Джордж Бейли посуровел:
— Мне очень неприятно говорить тебе это, но компании придется расстаться с тобой, Янсен.
— Что-что? Вы меня увольняете?
— Да. Под давлением общественности. Не стану сглаживать углы. Выступление Эванса пролило свет на случившееся. Похоже, что ты спровоцировал погром. Хорошо еще, если все кончится только увольнением.
— Это не я!
— Ты, ты. Подумай хорошенько, — Бейли прятал глаза. — И моя вина здесь есть. Меня тоже могут уволить.

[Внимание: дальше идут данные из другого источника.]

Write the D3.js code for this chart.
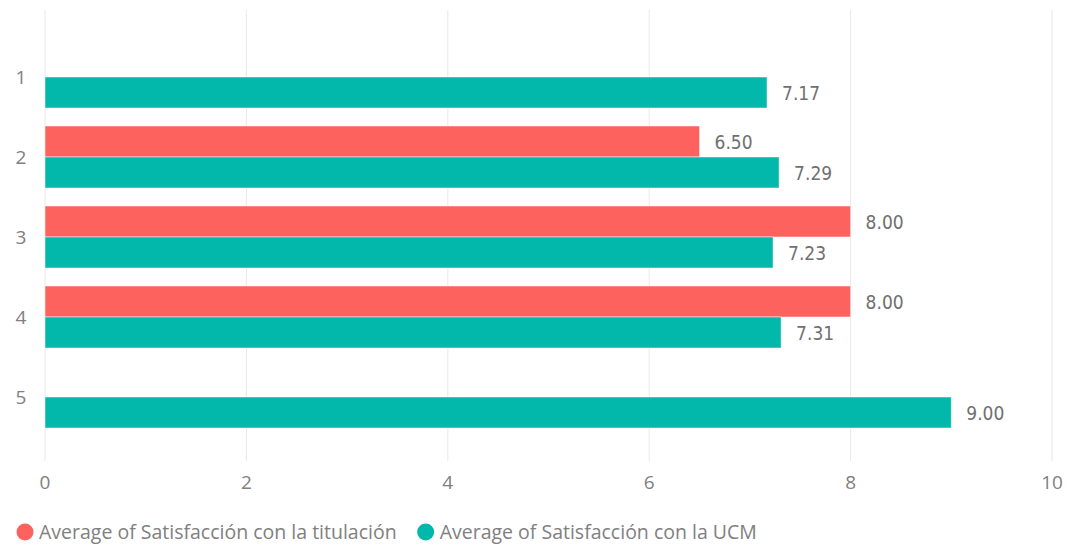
<html>
<meta charset="utf-8">
<script src="https://cdn.jsdelivr.net/npm/d3@7"></script>
<style>
  body { margin: 0; background: white; }
  text { font-family: "Open Sans", "Noto Sans", sans-serif; }
</style>
<body>
<div id="chart"></div>
<script>

var categories = ["1", "2", "3", "4", "5"]
var seriesNames = ["Average of Satisfacción con la titulación", "Average of Satisfacción con la UCM"]
var titulacion = [null, 6.50, 8.00, 8.00, null]
var ucm = [7.17, 7.29, 7.23, 7.31, 9.00]
var xTicks = [0, 2, 4, 6, 8, 10]
var colours = ["#FD625E", "#01B8AA"]

var width = 1068, height = 545

var svg = d3.select("#chart").append("svg")
  .attr("width", width)
  .attr("height", height)

var x = d3.scaleLinear().domain([0, 10]).range([45, 1052])
var y = d3.scaleBand().domain(categories).range([37, 437]).paddingInner(0.225).paddingOuter(0.1125)
var ySub = d3.scaleBand().domain([0, 1]).range([0, y.bandwidth()])

// gridlines
svg.append("g").selectAll("line")
  .data(xTicks)
  .enter().append("line")
  .attr("x1", function(d){ return x(d) })
  .attr("x2", function(d){ return x(d) })
  .attr("y1", 10)
  .attr("y2", 461)
  .attr("stroke", "#e8e8e8")
  .attr("stroke-width", 1)

// x tick labels
svg.append("g").selectAll("text")
  .data(xTicks)
  .enter().append("text")
  .attr("x", function(d){ return x(d) })
  .attr("y", 489)
  .attr("text-anchor", "middle")
  .attr("font-size", 19)
  .attr("fill", "#808080")
  .text(function(d){ return d })

// category labels
svg.append("g").selectAll("text")
  .data(categories)
  .enter().append("text")
  .attr("x", 21)
  .attr("y", function(d){ return y(d) + y.bandwidth() / 2 + 7 })
  .attr("text-anchor", "middle")
  .attr("font-size", 19)
  .attr("fill", "#808080")
  .text(function(d){ return d })

var rows = []
categories.forEach(function(c, i){
  rows.push({cat: c, s: 0, v: titulacion[i]})
  rows.push({cat: c, s: 1, v: ucm[i]})
})
rows = rows.filter(function(d){ return d.v != null })

svg.append("g").selectAll("rect")
  .data(rows)
  .enter().append("rect")
  .attr("x", x(0))
  .attr("y", function(d){ return y(d.cat) + ySub(d.s) })
  .attr("width", function(d){ return x(d.v) - x(0) })
  .attr("height", ySub.bandwidth())
  .attr("fill", function(d){ return colours[d.s] })
  .attr("stroke", "rgba(255,255,255,0.5)")
  .attr("stroke-width", 1)

svg.append("g").selectAll("text")
  .data(rows)
  .enter().append("text")
  .attr("x", function(d){ return x(d.v) + 15 })
  .attr("y", function(d){ return y(d.cat) + ySub(d.s) + ySub.bandwidth() / 2 + 7 })
  .attr("font-size", 19)
  .style("font-family", "'DejaVu Sans', sans-serif")
  .style("font-stretch", "condensed")
  .attr("fill", "#707070")
  .text(function(d){ return d.v.toFixed(2) })

// legend
var legend = svg.append("g")
var lx = 25
seriesNames.forEach(function(name, i){
  legend.append("circle")
    .attr("cx", lx)
    .attr("cy", 532)
    .attr("r", 8.5)
    .attr("fill", colours[i])
  var t = legend.append("text")
    .attr("x", lx + 14)
    .attr("y", 539)
    .attr("font-size", 19.5)
    .attr("fill", "#808080")
    .text(name)
  lx = lx + 14 + t.node().getComputedTextLength() + 29
})

</script>
</body>
</html>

— Постойте, — Джерриберри запнулся, помолчал, снова заговорил, — погоди минутку. Если я правильно понял то, что ты говоришь, то как быть со свободой прессы?
— Мы думали об этом…
— Я ничего не преувеличил. Я сказал, что случился скандал, а когда скандал превратился в погром, я сказал — погром. В чем я солгал? Когда?
— Видишь ли, — голос Бейли звучал устало, — ты сознательно выбирал, что снимать. Ты направлял камеру туда, где безобразничали, а я отбирал самые яркие сцены. То, что у нас получилось, напоминало небольшой погром. Сплошная драка! И все, кому захотелось посмотреть небольшой погром или принять в нем участие, заскочили в телепортационные кабины и отправились на Малл. Эванс точно сказал. И через полминуты маленький погром вырос в большой. Знаешь, что говорили на заседании? Предлагали запретить свежие новости. Принять закон о том, что сообщать о событии следует лишь через двадцать четыре часа после того, как оно произошло. Что может быть глупее? Десять тысяч лет люди делали все, чтобы передавать новости дальше и быстрее, а теперь… Черт возьми, Янсен, я не знаю, как быть со свободой прессы. А погром продолжается, и все обвиняют тебя. Ты уволен.
— Спасибо! — Джерриберри собрал последние силы и выскочил из кресла.
Бейли двигался так же быстро, но к тому времени, как он обошел стол, Джерриберри был уже в телепортационной кабине и набирал код.
Джерриберри шагнул в темную теплую ночь. Он чувствовал себя несчастным, усталым и больным. Одежда была измята, изорвана, пропиталась потом. Было два часа утра. Вслед за Янсеном из телепортационной кабины вышел Джордж Бейли.
— Так и знал. Слушай, Янсен, давай поговорим, как разумные люди.